Around 200 people were in the Sejong Hospital building when the fire broke out, police said.

Seoul: At least 33 people were killed in a blaze at a hospital in South Korea on Friday, in the country's worst fire disaster for a decade.

More than 70 people were also injured in the second devastating blaze in just a month in one of Asia's most advanced countries and its fourth-largest economy.

Videos posted on social media showed a patient hanging on to a rope dangling from a helicopter above the hospital in Miryang, and another crawling out of a window to climb down a ladder.

The six-storey structure housed a nursing home as well as the hospital, and the National Fire Agency said 33 people had been killed, with 13 critically injured.

Another 61 suffered light injuries, a spokesman said, adding the death toll could rise further.

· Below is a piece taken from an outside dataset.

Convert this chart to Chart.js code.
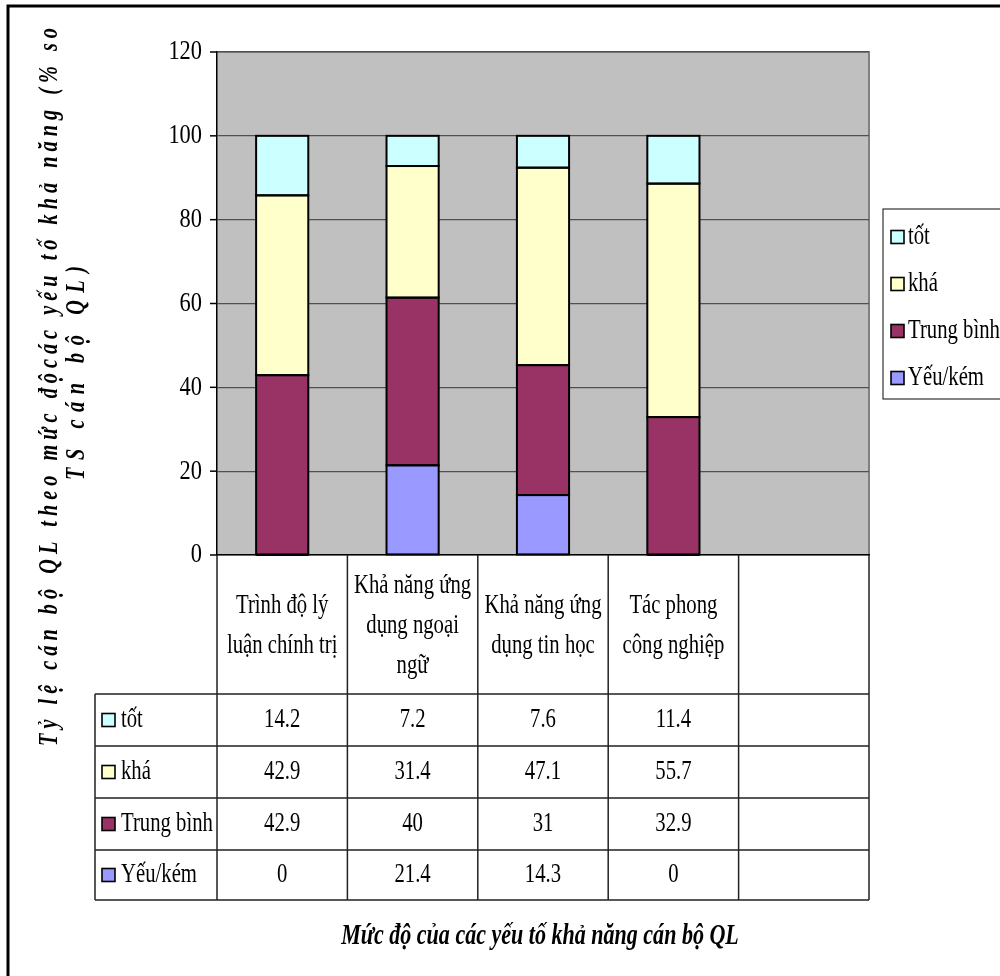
<!DOCTYPE html>
<html>
<head>
<meta charset="utf-8">
<script src="https://cdn.jsdelivr.net/npm/chart.js@4/dist/chart.umd.min.js"></script>
<style>
  html, body { margin: 0; padding: 0; background: #fff; }
  #wrap { width: 1000px; height: 976px; position: relative; }
</style>
</head>
<body>
<div id="wrap"><canvas id="c" width="1000" height="976"></canvas></div>
<script>
// Categories (multi-line labels shown in the data table header); last slot is empty
const categories = [
  ['Trình độ lý', 'luận chính trị'],
  ['Khả năng ứng', 'dụng ngoại', 'ngữ'],
  ['Khả năng ứng', 'dụng tin học'],
  ['Tác phong', 'công nghiệp'],
  ['']
];
// Series values (% of total managers)
const tot       = [14.2, 7.2, 7.6, 11.4, null];
const kha       = [42.9, 31.4, 47.1, 55.7, null];
const trungBinh = [42.9, 40, 31, 32.9, null];
const yeuKem    = [0, 21.4, 14.3, 0, null];
const seriesNames = ['tốt', 'khá', 'Trung bình', 'Yếu/kém'];
const seriesColors = ['#CCFFFF', '#FFFFCC', '#993366', '#9999FF'];
const yTicks = [0, 20, 40, 60, 80, 100, 120];
const xTitle = 'Mức độ của các yếu tố khả năng cán bộ QL';
const yTitle = ['Tỷ lệ cán bộ QL theo mức độcác yếu tố khả năng (% so', 'TS cán bộ QL)'];

const seriesValues = [tot, kha, trungBinh, yeuKem];
const SERIF = '"Liberation Serif", "Times New Roman", serif';
const SX = 0.74; // narrow glyph look

function text(ctx, s, x, y, font, align, sx) {
  ctx.save();
  ctx.font = font;
  ctx.textBaseline = 'middle';
  ctx.textAlign = align;
  ctx.fillStyle = '#000';
  ctx.translate(x, y);
  ctx.scale(sx, 1);
  ctx.fillText(s, 0, 0);
  ctx.restore();
}

// Rotated, letter-spaced, narrow text running from yStart (bottom) up to yEnd (top)
function spacedVertical(ctx, s, x, yStart, yEnd, font, sx) {
  ctx.save();
  ctx.font = font;
  ctx.fillStyle = '#000';
  ctx.textBaseline = 'middle';
  ctx.textAlign = 'left';
  const chars = Array.from(s);
  const widths = chars.map(c => ctx.measureText(c).width * sx);
  const natural = widths.reduce((a, b) => a + b, 0);
  const target = yStart - yEnd;
  const gap = (target - natural) / (chars.length - 1);
  ctx.translate(x, yStart);
  ctx.rotate(-Math.PI / 2);
  let p = 0;
  chars.forEach((c, i) => {
    ctx.save();
    ctx.translate(p, 0);
    ctx.scale(sx, 1);
    ctx.fillText(c, 0, 0);
    ctx.restore();
    p += widths[i] + gap;
  });
  ctx.restore();
}

function keyBox(ctx, x, y, color) {
  ctx.save();
  ctx.fillStyle = color;
  ctx.fillRect(x, y - 6.5, 13, 13);
  ctx.strokeStyle = '#000';
  ctx.lineWidth = 1.6;
  ctx.strokeRect(x, y - 6.5, 13, 13);
  ctx.restore();
}

const framePlugin = {
  id: 'frame',
  beforeDraw(chart) {
    // grey plot area with its grey top/right edge
    const { ctx, chartArea: a } = chart;
    ctx.save();
    ctx.fillStyle = '#C0C0C0';
    ctx.fillRect(a.left, a.top, a.right - a.left, a.bottom - a.top);
    ctx.strokeStyle = '#808080';
    ctx.lineWidth = 2;
    ctx.beginPath();
    ctx.moveTo(a.left, a.top); ctx.lineTo(a.right, a.top); ctx.lineTo(a.right, a.bottom);
    ctx.stroke();
    ctx.restore();
  },
  afterDatasetsDraw(chart) {
    // crisp black outlines around every bar segment
    const { ctx } = chart;
    ctx.save();
    ctx.strokeStyle = '#000';
    ctx.lineWidth = 2;
    chart.data.datasets.forEach((ds, di) => {
      chart.getDatasetMeta(di).data.forEach((el, i) => {
        if (ds.data[i] === null) return;
        const top = Math.min(el.y, el.base), h = Math.abs(el.base - el.y);
        ctx.strokeRect(el.x - el.width / 2, top, el.width, h);
      });
    });
    ctx.restore();
  },
  afterDraw(chart) {
    const { ctx, chartArea: a } = chart;
    const ys = chart.scales.y, xs = chart.scales.x;

    // y-axis tick marks and labels
    ctx.save();
    ctx.strokeStyle = '#000';
    ctx.lineWidth = 1.5;
    yTicks.forEach(v => {
      const py = ys.getPixelForValue(v);
      ctx.beginPath(); ctx.moveTo(a.left - 7, py); ctx.lineTo(a.left, py); ctx.stroke();
      text(ctx, String(v), a.left - 15, py, '28px ' + SERIF, 'right', 0.8);
    });
    ctx.restore();

    // data table
    const n = categories.length;
    const colEdges = [];
    for (let i = 0; i <= n; i++) colEdges.push(a.left + (a.right - a.left) * i / n);
    const headBottom = 694;
    const rowEdges = [694, 746, 798, 850, 900];
    const tableLeft = 95;
    ctx.save();
    ctx.strokeStyle = '#222';
    ctx.lineWidth = 1.5;
    ctx.beginPath();
    colEdges.forEach(x => { ctx.moveTo(x, a.bottom); ctx.lineTo(x, rowEdges[rowEdges.length - 1]); });
    ctx.moveTo(tableLeft, rowEdges[0]); ctx.lineTo(tableLeft, rowEdges[rowEdges.length - 1]);
    rowEdges.forEach(y => { ctx.moveTo(tableLeft, y); ctx.lineTo(colEdges[n], y); });
    ctx.stroke();
    ctx.restore();

    // header labels
    categories.forEach((lines, i) => {
      const cx = xs.getPixelForValue(i);
      const lh = 40;
      const cy = (a.bottom + headBottom) / 2 + 1;
      lines.forEach((s, k) => {
        text(ctx, s, cx, cy + (k - (lines.length - 1) / 2) * lh, '28px ' + SERIF, 'center', SX);
      });
    });

    // table rows: legend key + values
    seriesNames.forEach((name, r) => {
      const cy = (rowEdges[r] + rowEdges[r + 1]) / 2;
      keyBox(ctx, 102, cy, seriesColors[r]);
      text(ctx, name, 121, cy, '28px ' + SERIF, 'left', SX);
      seriesValues[r].forEach((v, i) => {
        if (v === null) return;
        text(ctx, String(v), xs.getPixelForValue(i), cy, '28px ' + SERIF, 'center', SX);
      });
    });

    // legend
    ctx.save();
    ctx.fillStyle = '#fff';
    ctx.fillRect(883, 209, 130, 190);
    ctx.strokeStyle = '#333';
    ctx.lineWidth = 1.2;
    ctx.strokeRect(883, 209, 130, 190);
    ctx.restore();
    const legendY = [237, 284, 331, 378];
    seriesNames.forEach((name, r) => {
      keyBox(ctx, 891, legendY[r], seriesColors[r]);
      text(ctx, name, 908, legendY[r], '28px ' + SERIF, 'left', SX);
    });

    // axis titles
    text(ctx, xTitle, 540, 937, 'italic bold 29px ' + SERIF, 'center', 0.76);
    spacedVertical(ctx, yTitle[0], 50, 746, 28, 'italic bold 27px ' + SERIF, 0.75);
    spacedVertical(ctx, yTitle[1], 77, 480, 266, 'italic bold 27px ' + SERIF, 0.75);

    // outer frame (left and top edges visible)
    ctx.save();
    ctx.strokeStyle = '#000';
    ctx.lineWidth = 3;
    ctx.strokeRect(8, 6, 1010, 1000);
    ctx.restore();
  }
};

const datasets = [
  { label: seriesNames[3], data: yeuKem, backgroundColor: seriesColors[3] },
  { label: seriesNames[2], data: trungBinh, backgroundColor: seriesColors[2] },
  { label: seriesNames[1], data: kha, backgroundColor: seriesColors[1] },
  { label: seriesNames[0], data: tot, backgroundColor: seriesColors[0] }
].map(d => Object.assign(d, { borderWidth: 0, categoryPercentage: 1, barPercentage: 0.4 }));

new Chart(document.getElementById('c'), {
  type: 'bar',
  data: { labels: categories.map(l => l.join(' ')), datasets },
  options: {
    responsive: false,
    animation: false,
    devicePixelRatio: 1,
    layout: { padding: { left: 217, right: 131, top: 52, bottom: 421 } },
    plugins: { legend: { display: false }, tooltip: { enabled: false } },
    scales: {
      x: {
        stacked: true, offset: true,
        ticks: { display: false },
        grid: { display: false, drawTicks: false },
        border: { display: true, color: '#000', width: 1.5 }
      },
      y: {
        stacked: true, min: 0, max: 120,
        ticks: { display: false, stepSize: 20 },
        grid: { color: '#505050', lineWidth: 1.2, drawTicks: false },
        border: { color: '#000', width: 1.5 }
      }
    }
  },
  plugins: [framePlugin]
});
</script>
</body>
</html>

"Two nurses said they had seen fire suddenly erupting in the emergency room," said fire chief Choi Man-Woo, but the cause of the blaze was not immediately known.

All the patients had been brought out, he said, adding that evacuating 15 patients from the intensive care unit on the third floor took longer as firefighters had to wait for medical staff to supervise the process.

All victims came from the hospital, he said.

"Many victims were from the first and second floors of the hospital... some died on their way to another hospital," he said.

Video footage and pictures showed the building engulfed by heavy dark smoke and surrounded by multiple fire trucks.

Survivors were brought out wrapped in blankets, and firefighters picked their way through the blackened shell of the building after the blaze was extinguished.

Around 200 people were in the Sejong Hospital building when the fire broke out, police said.

South Korean President Moon Jae-In expressed regret in an emergency meeting with advisers to discuss response measures, and urged utmost efforts to minimise casualties, his spokesman said.

Moon ordered the cause of the fire to be swiftly identified "to prevent confusion among families", added Park Soo-Hyun.

The fire came only a month after 29 people were killed in an inferno at a fitness club in the South Korean city of Jecheon -- a disaster blamed on insufficient emergency exits, flammable finishing materials and illegally parked cars blocking access to emergency vehicles.

Friday's fire is South Korea's worst since 2008, when a blaze at a warehouse in the city of Incheon killed 40 workers.